Christophe Pettus <[email protected]> writes:
>> On Apr 9, 2018, at 07:33, Thomas Poty <[email protected]> wrote:
>> ok, and long answer ? is it random?
> It's not literally random, but from the application point of view, it's not
> predictable. For example, it's not always the one that opened first, or any
> other consistent measure.
It's whichever one runs the deadlock detector first after the circular
wait becomes established. For instance:
* Process A takes lock L1
* Process B takes lock L2
* Process A tries to take lock L2, blocks
* Process B tries to take lock L1, blocks (now a deadlock exists)

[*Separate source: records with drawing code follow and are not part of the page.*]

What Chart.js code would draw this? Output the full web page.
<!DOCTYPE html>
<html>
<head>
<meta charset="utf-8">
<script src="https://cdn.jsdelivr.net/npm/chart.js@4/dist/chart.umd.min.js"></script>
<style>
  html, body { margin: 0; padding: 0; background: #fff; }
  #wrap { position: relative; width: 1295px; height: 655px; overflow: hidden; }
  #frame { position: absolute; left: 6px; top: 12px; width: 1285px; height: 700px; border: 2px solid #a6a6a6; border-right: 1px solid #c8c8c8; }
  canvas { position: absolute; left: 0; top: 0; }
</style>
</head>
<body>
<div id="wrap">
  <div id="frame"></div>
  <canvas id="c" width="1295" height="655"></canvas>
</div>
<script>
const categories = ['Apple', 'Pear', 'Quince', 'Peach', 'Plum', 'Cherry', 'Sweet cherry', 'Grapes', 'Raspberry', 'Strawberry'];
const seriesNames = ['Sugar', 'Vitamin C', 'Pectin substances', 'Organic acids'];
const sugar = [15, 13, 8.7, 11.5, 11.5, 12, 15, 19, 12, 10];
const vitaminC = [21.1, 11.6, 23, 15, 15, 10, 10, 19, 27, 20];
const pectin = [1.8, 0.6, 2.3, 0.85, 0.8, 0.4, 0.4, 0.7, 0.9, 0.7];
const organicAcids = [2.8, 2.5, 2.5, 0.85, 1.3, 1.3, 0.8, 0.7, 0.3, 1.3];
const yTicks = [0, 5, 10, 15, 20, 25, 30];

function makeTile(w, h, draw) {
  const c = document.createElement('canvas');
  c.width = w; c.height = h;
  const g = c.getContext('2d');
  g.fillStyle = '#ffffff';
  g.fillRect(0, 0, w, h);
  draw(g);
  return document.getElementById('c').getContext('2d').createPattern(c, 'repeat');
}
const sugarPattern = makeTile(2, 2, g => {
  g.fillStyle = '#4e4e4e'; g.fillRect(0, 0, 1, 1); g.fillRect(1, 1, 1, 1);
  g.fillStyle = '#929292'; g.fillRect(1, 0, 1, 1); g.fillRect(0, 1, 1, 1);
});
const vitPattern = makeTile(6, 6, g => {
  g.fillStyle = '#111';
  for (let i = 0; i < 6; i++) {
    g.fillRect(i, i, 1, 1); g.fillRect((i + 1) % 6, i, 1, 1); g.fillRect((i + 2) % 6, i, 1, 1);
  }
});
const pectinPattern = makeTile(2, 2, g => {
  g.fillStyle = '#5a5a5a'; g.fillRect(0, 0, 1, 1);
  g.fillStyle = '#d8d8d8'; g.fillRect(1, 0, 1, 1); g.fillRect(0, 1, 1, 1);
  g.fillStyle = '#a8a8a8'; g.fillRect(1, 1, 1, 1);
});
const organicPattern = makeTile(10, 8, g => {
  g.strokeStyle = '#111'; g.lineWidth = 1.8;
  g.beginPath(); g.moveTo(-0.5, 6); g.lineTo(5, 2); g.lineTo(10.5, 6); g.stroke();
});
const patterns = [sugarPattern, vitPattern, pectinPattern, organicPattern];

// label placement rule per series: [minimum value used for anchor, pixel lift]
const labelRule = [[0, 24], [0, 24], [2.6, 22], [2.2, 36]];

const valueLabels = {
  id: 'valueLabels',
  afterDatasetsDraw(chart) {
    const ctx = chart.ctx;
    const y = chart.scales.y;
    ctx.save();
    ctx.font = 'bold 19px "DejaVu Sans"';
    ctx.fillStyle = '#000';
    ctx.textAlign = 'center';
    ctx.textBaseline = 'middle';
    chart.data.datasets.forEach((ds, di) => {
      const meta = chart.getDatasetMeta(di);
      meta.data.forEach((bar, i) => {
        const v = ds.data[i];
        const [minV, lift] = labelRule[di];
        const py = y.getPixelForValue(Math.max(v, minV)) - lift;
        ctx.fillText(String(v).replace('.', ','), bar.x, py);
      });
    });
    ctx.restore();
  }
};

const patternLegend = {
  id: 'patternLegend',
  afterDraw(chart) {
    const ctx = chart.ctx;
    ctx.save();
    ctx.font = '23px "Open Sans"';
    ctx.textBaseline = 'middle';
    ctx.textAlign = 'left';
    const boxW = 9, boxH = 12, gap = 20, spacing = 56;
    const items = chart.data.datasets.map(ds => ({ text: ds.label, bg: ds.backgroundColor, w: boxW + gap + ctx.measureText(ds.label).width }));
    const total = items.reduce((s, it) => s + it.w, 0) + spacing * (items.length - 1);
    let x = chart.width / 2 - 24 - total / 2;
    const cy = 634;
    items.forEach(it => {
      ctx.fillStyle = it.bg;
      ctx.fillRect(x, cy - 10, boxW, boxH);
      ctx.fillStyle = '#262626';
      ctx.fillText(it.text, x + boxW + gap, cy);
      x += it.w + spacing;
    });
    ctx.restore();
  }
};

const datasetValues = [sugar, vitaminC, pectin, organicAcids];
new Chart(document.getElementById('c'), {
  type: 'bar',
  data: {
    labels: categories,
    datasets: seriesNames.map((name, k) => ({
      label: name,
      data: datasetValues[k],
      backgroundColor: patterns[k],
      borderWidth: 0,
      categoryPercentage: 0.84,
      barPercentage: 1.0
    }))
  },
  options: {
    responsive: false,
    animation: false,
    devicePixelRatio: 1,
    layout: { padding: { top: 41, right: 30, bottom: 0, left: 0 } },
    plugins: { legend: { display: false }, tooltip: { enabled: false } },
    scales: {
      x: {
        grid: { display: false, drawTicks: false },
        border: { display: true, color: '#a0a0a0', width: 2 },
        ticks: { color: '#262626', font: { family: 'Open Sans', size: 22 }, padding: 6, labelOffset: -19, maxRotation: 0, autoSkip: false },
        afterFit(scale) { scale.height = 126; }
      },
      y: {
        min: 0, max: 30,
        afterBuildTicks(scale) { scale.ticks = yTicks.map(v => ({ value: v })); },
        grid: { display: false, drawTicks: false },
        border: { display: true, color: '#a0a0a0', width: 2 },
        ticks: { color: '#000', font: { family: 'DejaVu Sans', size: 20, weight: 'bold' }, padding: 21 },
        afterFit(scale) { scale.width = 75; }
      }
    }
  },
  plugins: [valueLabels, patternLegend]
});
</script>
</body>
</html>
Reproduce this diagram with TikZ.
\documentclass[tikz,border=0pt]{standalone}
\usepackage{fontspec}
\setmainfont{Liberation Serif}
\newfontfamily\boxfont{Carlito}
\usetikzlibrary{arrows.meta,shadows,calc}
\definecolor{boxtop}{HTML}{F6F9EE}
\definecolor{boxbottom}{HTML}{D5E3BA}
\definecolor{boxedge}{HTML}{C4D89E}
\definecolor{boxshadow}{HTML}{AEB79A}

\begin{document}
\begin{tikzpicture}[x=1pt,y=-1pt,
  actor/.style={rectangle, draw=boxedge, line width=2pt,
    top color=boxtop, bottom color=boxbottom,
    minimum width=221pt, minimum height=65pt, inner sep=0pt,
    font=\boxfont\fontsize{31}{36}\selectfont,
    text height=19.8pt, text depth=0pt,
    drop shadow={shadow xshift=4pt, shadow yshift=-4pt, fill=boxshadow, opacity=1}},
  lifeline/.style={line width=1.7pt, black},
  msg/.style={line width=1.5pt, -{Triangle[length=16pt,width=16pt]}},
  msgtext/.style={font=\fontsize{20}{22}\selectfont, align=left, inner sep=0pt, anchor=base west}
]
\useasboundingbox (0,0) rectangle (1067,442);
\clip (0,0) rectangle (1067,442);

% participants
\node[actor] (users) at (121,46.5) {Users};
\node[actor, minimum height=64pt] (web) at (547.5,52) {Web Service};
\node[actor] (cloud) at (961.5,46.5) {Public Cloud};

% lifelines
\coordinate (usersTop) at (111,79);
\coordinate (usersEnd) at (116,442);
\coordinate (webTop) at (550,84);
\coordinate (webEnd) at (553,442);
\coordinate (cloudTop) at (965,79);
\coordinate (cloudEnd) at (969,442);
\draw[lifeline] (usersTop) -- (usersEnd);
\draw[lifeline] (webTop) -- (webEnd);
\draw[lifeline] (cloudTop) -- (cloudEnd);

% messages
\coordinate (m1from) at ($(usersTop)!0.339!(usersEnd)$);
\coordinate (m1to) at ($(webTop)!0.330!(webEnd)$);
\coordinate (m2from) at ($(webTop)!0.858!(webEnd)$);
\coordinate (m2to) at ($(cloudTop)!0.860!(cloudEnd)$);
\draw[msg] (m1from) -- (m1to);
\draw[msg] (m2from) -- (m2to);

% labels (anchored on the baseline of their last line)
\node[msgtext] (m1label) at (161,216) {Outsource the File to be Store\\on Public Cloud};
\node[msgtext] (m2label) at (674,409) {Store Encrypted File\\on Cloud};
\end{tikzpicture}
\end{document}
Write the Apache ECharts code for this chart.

Process A will run the deadlock detector one deadlock_timeout after
blocking. If that happens before B has blocked, then A will see
no deadlock and will go back to waiting. In that case, when B's
own deadlock_timeout expires and it runs the deadlock detector,
it will see the deadlock and fix it by canceling its own wait.
On the other hand, if B started to wait less than one deadlock_timeout
after A did, then A will be first to observe the deadlock and it will
cancel itself, not B.
So you can't predict it unless you have a lot of knowledge about
the timing of events. You could probably make it more predictable
by making deadlock_timeout either very short or very long, but
neither of those are desirable things to do.